Rudd’s message: all power to the casino capitalists
Posted by Leonie, July 26th, 2009 - under ALP, Australia, Australian Labor Party, Australian politics, Casino capitalism, Economic crisis, Economics, Kevin Rudd, Labor Party, Labour theory of value, Marxism, Rudd, Rudd Government, Rudd Labor.
Kevin Rudd spent over 6000 words in the Fairfax press giving us a simple message.
Everything will go up, except for wages. The working class will pay for the crisis of capitalism.
Interest rates will rise, fuel prices will rise, food prices will rise, unemployment will rise. All of it is disguised in spin about ‘the decade of nation building’ and attacks on extreme capitalism (whatever that is) and neoliberalism.
But Rudd is a neoliberal, or fiscal conservative as he calls it.
His neoliberal economic strategy is simple; government spending increases during recessions and is cut during recovery.
For that reason the next Budget is likely to be a shocker – to supposedly free up the market to boost the recovery. In other words workers are to pay for the crisis.
The premise is that recessions are temporary aberrations which Government spending can address and that the market is the best vehicle for economic development and satisfying human need. Neither are true.
Rudd appears not to understand the business cycle (an idea Marx developed and which most economists and politicians now accept.)
Because capitalism is undemocratic and unplanned investment pours into profitable areas and there is overproduction or over-stimulation. This depresses profits and demand and recession develops.
Over time the system can correct itself, but at great cost to working people.
But Marx went further. He understood another consequence of the way capitalism is organised, what he called the tendency of the rate of profit to fall.
Labour creates profit, not capital. Yet competition forces capitalists to invest more and more in machinery and the like. This means that profit rates decline unless other factors like the destruction of capital, or falls in employment and living standards, and increases in working hours and productivity occur.
Profit rates for the last generation have been low in the productive areas of capital where value is produced.

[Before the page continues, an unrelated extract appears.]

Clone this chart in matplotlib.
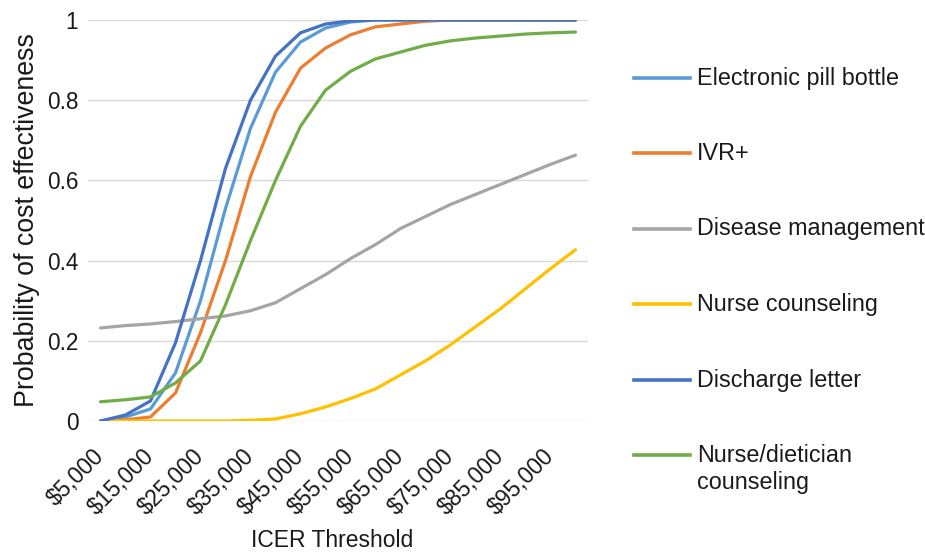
import matplotlib
matplotlib.use("Agg")
import matplotlib.pyplot as plt
from matplotlib.lines import Line2D
from matplotlib.transforms import ScaledTranslation

plt.rcParams["font.family"] = ["Liberation Sans", "DejaVu Sans"]

# Willingness-to-pay thresholds (USD)
thresholds = [5000, 10000, 15000, 20000, 25000, 30000, 35000, 40000, 45000, 50000,
              55000, 60000, 65000, 70000, 75000, 80000, 85000, 90000, 95000, 100000]

electronic_pill_bottle = [0.0, 0.01, 0.03, 0.12, 0.30, 0.53, 0.73, 0.87, 0.945, 0.98,
                          0.995, 1.0, 1.0, 1.0, 1.0, 1.0, 1.0, 1.0, 1.0, 1.0]
ivr_plus = [0.0, 0.003, 0.01, 0.07, 0.22, 0.40, 0.61, 0.77, 0.88, 0.93,
            0.963, 0.983, 0.99, 0.997, 1.0, 1.0, 1.0, 1.0, 1.0, 1.0]
disease_management = [0.232, 0.238, 0.242, 0.248, 0.255, 0.262, 0.275, 0.295, 0.33, 0.365,
                      0.405, 0.44, 0.48, 0.51, 0.54, 0.565, 0.59, 0.615, 0.64, 0.663]
nurse_counseling = [0.0, 0.0, 0.0, 0.0, 0.0, 0.0, 0.002, 0.005, 0.018, 0.035,
                    0.056, 0.08, 0.115, 0.15, 0.19, 0.235, 0.28, 0.33, 0.38, 0.427]
discharge_letter = [0.0, 0.015, 0.05, 0.195, 0.40, 0.63, 0.80, 0.91, 0.968, 0.99,
                    0.998, 1.0, 1.0, 1.0, 1.0, 1.0, 1.0, 1.0, 1.0, 1.0]
nurse_dietician = [0.048, 0.053, 0.06, 0.095, 0.15, 0.29, 0.45, 0.60, 0.735, 0.825,
                   0.872, 0.903, 0.92, 0.937, 0.948, 0.955, 0.96, 0.965, 0.968, 0.97]

series_names = ["Electronic pill bottle", "IVR+", "Disease management",
                "Nurse counseling", "Discharge letter", "Nurse/dietician\ncounseling"]
series_values = [electronic_pill_bottle, ivr_plus, disease_management,
                 nurse_counseling, discharge_letter, nurse_dietician]
colors = ["#5B9BD5", "#ED7D31", "#A5A5A5", "#FFC000", "#4472C4", "#70AD47"]

tick_values = [5000, 15000, 25000, 35000, 45000, 55000, 65000, 75000, 85000, 95000]
tick_labels = ["${:,}".format(v) for v in tick_values]
y_ticks = [0, 0.2, 0.4, 0.6, 0.8, 1]
y_tick_labels = ["0", "0.2", "0.4", "0.6", "0.8", "1"]

W, H = 925, 552
fig = plt.figure(figsize=(W / 100, H / 100), dpi=100)
ax = fig.add_axes([88 / W, 1 - 421 / H, 500 / W, 401 / H])

positions = list(range(len(thresholds)))
for vals, col in zip(series_values, colors):
    ax.plot(positions, vals, color=col, lw=2.3, solid_capstyle="round",
            solid_joinstyle="round")

ax.set_xlim(-0.5, len(thresholds) - 0.5)
ax.set_ylim(0, 1)
ax.set_xticks([thresholds.index(v) for v in tick_values])
ax.set_xticklabels(tick_labels, rotation=45, ha="right", va="top",
                   rotation_mode="anchor", fontsize=16.5)
ax.set_yticks(y_ticks)
ax.set_yticklabels(y_tick_labels, fontsize=16.3)
ax.tick_params(axis="both", length=0, colors="#1a1a1a")
ax.tick_params(axis="x", pad=17)
ax.tick_params(axis="y", pad=7)
for sp in ax.spines.values():
    sp.set_visible(False)
ax.grid(axis="y", color="#D9D9D9", lw=1)
ax.set_axisbelow(True)

# nudge the slanted threshold labels so their ends sit under the ticks
shift = ScaledTranslation(-8 / 100, 0, fig.dpi_scale_trans)
for lbl in ax.get_xticklabels():
    lbl.set_transform(lbl.get_transform() + shift)

fig.text(332 / W, 1 - 547 / H, "ICER Threshold", ha="center", va="baseline",
         fontsize=16.5, color="#1a1a1a")
fig.text(27 / W, 1 - 220 / H, "Probability of cost effectiveness", ha="center",
         va="center", rotation=90, fontsize=19.3, color="#1a1a1a")

# Legend on the right
legend_y = [78, 153, 229, 304, 380, 455]
for name, col, yy in zip(series_names, colors, legend_y):
    fy = 1 - yy / H
    fig.add_artist(Line2D([634 / W, 690 / W], [fy, fy], color=col, lw=2.6,
                          transform=fig.transFigure))
    lines = name.split("\n")
    for k, line in enumerate(lines):
        fig.text(697 / W, 1 - (yy + 27 * k) / H, line, ha="left", va="center",
                 fontsize=16.8, color="#1a1a1a")

fig.savefig("out.png", dpi=100, facecolor="white")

This real economy is manufacturing, mines and the like.
Profits boomed in the casino of capitalism - the finance sector and stock exchange.
But that boom was unsustainable if it was not underpinned by booming profits in the productive sector. And it wasn’t.
The present ‘green shoots’ are the same. They appear to be based on a boom in the casino sector, not productive capital. Certainly confidence is returning to banking and the stock market.
But without a return to profitability in the productive sections of society a gambling boom is unsustainable.
Stimulus packages don’t address or improve long term low profit rates. Driving down living standards and destroying capital can.
Rudd’s nation building is an attempt to build up infrastructure.
After 11 years of neglect that might help at the margins. But it does nothing per se to restore profit rates.
Having transport facilities to expedite exports won’t work if the demand for exports fall.
So Rudd falls back on rhetoric. Evidently the problem is extreme capitalism. It is unclear what this means.
All capitalism is extreme – it is a form of slavery in which capitalists expropriate the value workers make.
If by extreme capitalism Rudd means unregulated profit making, then he condemns himself.
It is ‘extreme’ capitalism that he perceives will step in to save the economy as the government reduces its ‘interference’ in the markets when the recovery, he hopes, strengthens. He is making space for the cowboys to ride again.
Rudd is going to hand back complete control to the casino capitalists and attack workers. What a great strategy for further disaster.